| What needs to be done |
Make an exact copy of the lines, leaving the pictures out.

═══ Data shown

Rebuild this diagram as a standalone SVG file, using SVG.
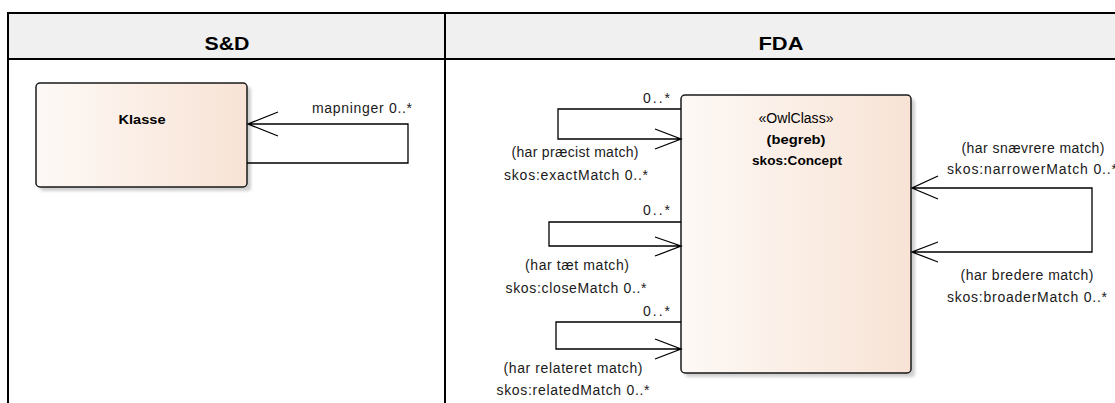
<svg xmlns="http://www.w3.org/2000/svg" width="1115" height="403" viewBox="0 0 1115 403">
<style>
.hdr{font-family:"Liberation Sans",Arial,sans-serif;font-size:19px;font-weight:bold;fill:#000;text-anchor:middle}
.lbl{font-family:"Liberation Sans",Arial,sans-serif;font-size:14px;fill:#1a1a1a}
.mid{text-anchor:middle}
.end{text-anchor:end}
.nm{font-family:"Liberation Sans",Arial,sans-serif;font-size:13.5px;font-weight:bold;fill:#000;text-anchor:middle}
.st{font-family:"Liberation Sans",Arial,sans-serif;font-size:14px;fill:#000;text-anchor:middle}
.box{fill:url(#g);stroke:#1a1a1a;stroke-width:1.5}
.shadow{fill:#cfcfcf;filter:url(#blur)}
.conn{fill:none;stroke:#000;stroke-width:1.3}
.grid{stroke:#000;stroke-width:2;fill:none}
</style>
<defs>
<linearGradient id="g" x1="0" y1="0" x2="1" y2="0">
<stop offset="0" stop-color="#fdf9f6"/>
<stop offset="1" stop-color="#f8e3d5"/>
</linearGradient>
<filter id="blur" x="-10%" y="-10%" width="120%" height="120%"><feGaussianBlur stdDeviation="1.5"/></filter>
</defs>
<rect x="0" y="0" width="1115" height="403" fill="#fff"/>
<g id="table">
<rect x="8" y="13" width="1120" height="46" fill="#f0f0f0"/>
<path class="grid" d="M8,403 V13 H1115 M8,59 H1115 M445,13 V403"/>
<text class="hdr" x="227" y="50" textLength="45" lengthAdjust="spacingAndGlyphs">S&amp;D</text>
<text class="hdr" x="781" y="50" textLength="45" lengthAdjust="spacingAndGlyphs">FDA</text>
</g>
<g id="node-klasse">
<rect class="shadow" x="40" y="87" width="211" height="104" rx="4"/>
<rect class="box" x="36" y="83" width="211" height="104" rx="4"/>
<text class="nm" x="142" y="124" textLength="47" lengthAdjust="spacingAndGlyphs">Klasse</text>
</g>
<g id="node-concept">
<rect class="shadow" x="685" y="99" width="230" height="278" rx="4"/>
<rect class="box" x="681" y="95" width="230" height="278" rx="4"/>
<text class="st" x="796" y="123" textLength="75" lengthAdjust="spacingAndGlyphs">«OwlClass»</text>
<text class="nm" x="796" y="144" textLength="59" lengthAdjust="spacingAndGlyphs">(begreb)</text>
<text class="nm" x="797" y="165" textLength="90" lengthAdjust="spacingAndGlyphs">skos:Concept</text>
</g>
<g id="connectors">
<path class="conn" d="M247,163 H408 V124 H248 M278,112 L248,124 L278,136"/>
<text class="lbl end" x="412" y="113" textLength="100" lengthAdjust="spacing">mapninger 0..*</text>

<path class="conn" d="M681,109 H558 V139 H681 M655,129 L681,139 L655,149"/>
<text class="lbl end" x="670" y="103" textLength="27" lengthAdjust="spacing">0..*</text>
<text class="lbl mid" x="575" y="157" textLength="127" lengthAdjust="spacing">(har præcist match)</text>
<text class="lbl mid" x="576" y="180" textLength="144" lengthAdjust="spacing">skos:exactMatch 0..*</text>

<path class="conn" d="M681,222 H549 V246 H681 M655,237 L681,246 L655,256"/>
<text class="lbl end" x="670" y="215" textLength="27" lengthAdjust="spacing">0..*</text>
<text class="lbl mid" x="577" y="270" textLength="104" lengthAdjust="spacing">(har tæt match)</text>
<text class="lbl mid" x="576" y="293" textLength="141" lengthAdjust="spacing">skos:closeMatch 0..*</text>

<path class="conn" d="M681,322 H556 V349 H681 M655,339 L681,349 L655,359"/>
<text class="lbl end" x="670" y="316" textLength="27" lengthAdjust="spacing">0..*</text>
<text class="lbl mid" x="573" y="373" textLength="139" lengthAdjust="spacing">(har relateret match)</text>
<text class="lbl mid" x="573" y="395" textLength="153" lengthAdjust="spacing">skos:relatedMatch 0..*</text>

<path class="conn" d="M912,188 H1092 V252 H912 M938,176 L912,188 L938,199 M938,242 L912,252 L938,262"/>
<text class="lbl mid" x="1033" y="153" textLength="143" lengthAdjust="spacing">(har snævrere match)</text>
<text class="lbl" x="947" y="174" textLength="170" lengthAdjust="spacing">skos:narrowerMatch 0..*</text>
<text class="lbl mid" x="1027" y="280" textLength="133" lengthAdjust="spacing">(har bredere match)</text>
<text class="lbl mid" x="1027" y="302" textLength="160" lengthAdjust="spacing">skos:broaderMatch 0..*</text>
</g>
</svg>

══════

| Answer below |
Rebuild this diagram as a standalone SVG file, using SVG.
<svg xmlns="http://www.w3.org/2000/svg" width="1115" height="403" viewBox="0 0 1115 403">
<style>
.hdr{font-family:"Liberation Sans",Arial,sans-serif;font-size:19px;font-weight:bold;fill:#000;text-anchor:middle}
.lbl{font-family:"Liberation Sans",Arial,sans-serif;font-size:14px;fill:#1a1a1a}
.mid{text-anchor:middle}
.end{text-anchor:end}
.nm{font-family:"Liberation Sans",Arial,sans-serif;font-size:13.5px;font-weight:bold;fill:#000;text-anchor:middle}
.st{font-family:"Liberation Sans",Arial,sans-serif;font-size:14px;fill:#000;text-anchor:middle}
.box{fill:url(#g);stroke:#1a1a1a;stroke-width:1.5}
.shadow{fill:#cfcfcf;filter:url(#blur)}
.conn{fill:none;stroke:#000;stroke-width:1.3}
.grid{stroke:#000;stroke-width:2;fill:none}
</style>
<defs>
<linearGradient id="g" x1="0" y1="0" x2="1" y2="0">
<stop offset="0" stop-color="#fdf9f6"/>
<stop offset="1" stop-color="#f8e3d5"/>
</linearGradient>
<filter id="blur" x="-10%" y="-10%" width="120%" height="120%"><feGaussianBlur stdDeviation="1.5"/></filter>
</defs>
<rect x="0" y="0" width="1115" height="403" fill="#fff"/>
<g id="table">
<rect x="8" y="13" width="1120" height="46" fill="#f0f0f0"/>
<path class="grid" d="M8,403 V13 H1115 M8,59 H1115 M445,13 V403"/>
<text class="hdr" x="227" y="50" textLength="45" lengthAdjust="spacingAndGlyphs">S&amp;D</text>
<text class="hdr" x="781" y="50" textLength="45" lengthAdjust="spacingAndGlyphs">FDA</text>
</g>
<g id="node-klasse">
<rect class="shadow" x="40" y="87" width="211" height="104" rx="4"/>
<rect class="box" x="36" y="83" width="211" height="104" rx="4"/>
<text class="nm" x="142" y="124" textLength="47" lengthAdjust="spacingAndGlyphs">Klasse</text>
</g>
<g id="node-concept">
<rect class="shadow" x="685" y="99" width="230" height="278" rx="4"/>
<rect class="box" x="681" y="95" width="230" height="278" rx="4"/>
<text class="st" x="796" y="123" textLength="75" lengthAdjust="spacingAndGlyphs">«OwlClass»</text>
<text class="nm" x="796" y="144" textLength="59" lengthAdjust="spacingAndGlyphs">(begreb)</text>
<text class="nm" x="797" y="165" textLength="90" lengthAdjust="spacingAndGlyphs">skos:Concept</text>
</g>
<g id="connectors">
<path class="conn" d="M247,163 H408 V124 H248 M278,112 L248,124 L278,136"/>
<text class="lbl end" x="412" y="113" textLength="100" lengthAdjust="spacing">mapninger 0..*</text>

<path class="conn" d="M681,109 H558 V139 H681 M655,129 L681,139 L655,149"/>
<text class="lbl end" x="670" y="103" textLength="27" lengthAdjust="spacing">0..*</text>
<text class="lbl mid" x="575" y="157" textLength="127" lengthAdjust="spacing">(har præcist match)</text>
<text class="lbl mid" x="576" y="180" textLength="144" lengthAdjust="spacing">skos:exactMatch 0..*</text>

<path class="conn" d="M681,222 H549 V246 H681 M655,237 L681,246 L655,256"/>
<text class="lbl end" x="670" y="215" textLength="27" lengthAdjust="spacing">0..*</text>
<text class="lbl mid" x="577" y="270" textLength="104" lengthAdjust="spacing">(har tæt match)</text>
<text class="lbl mid" x="576" y="293" textLength="141" lengthAdjust="spacing">skos:closeMatch 0..*</text>

<path class="conn" d="M681,322 H556 V349 H681 M655,339 L681,349 L655,359"/>
<text class="lbl end" x="670" y="316" textLength="27" lengthAdjust="spacing">0..*</text>
<text class="lbl mid" x="573" y="373" textLength="139" lengthAdjust="spacing">(har relateret match)</text>
<text class="lbl mid" x="573" y="395" textLength="153" lengthAdjust="spacing">skos:relatedMatch 0..*</text>

<path class="conn" d="M912,188 H1092 V252 H912 M938,176 L912,188 L938,199 M938,242 L912,252 L938,262"/>
<text class="lbl mid" x="1033" y="153" textLength="143" lengthAdjust="spacing">(har snævrere match)</text>
<text class="lbl" x="947" y="174" textLength="170" lengthAdjust="spacing">skos:narrowerMatch 0..*</text>
<text class="lbl mid" x="1027" y="280" textLength="133" lengthAdjust="spacing">(har bredere match)</text>
<text class="lbl mid" x="1027" y="302" textLength="160" lengthAdjust="spacing">skos:broaderMatch 0..*</text>
</g>
</svg>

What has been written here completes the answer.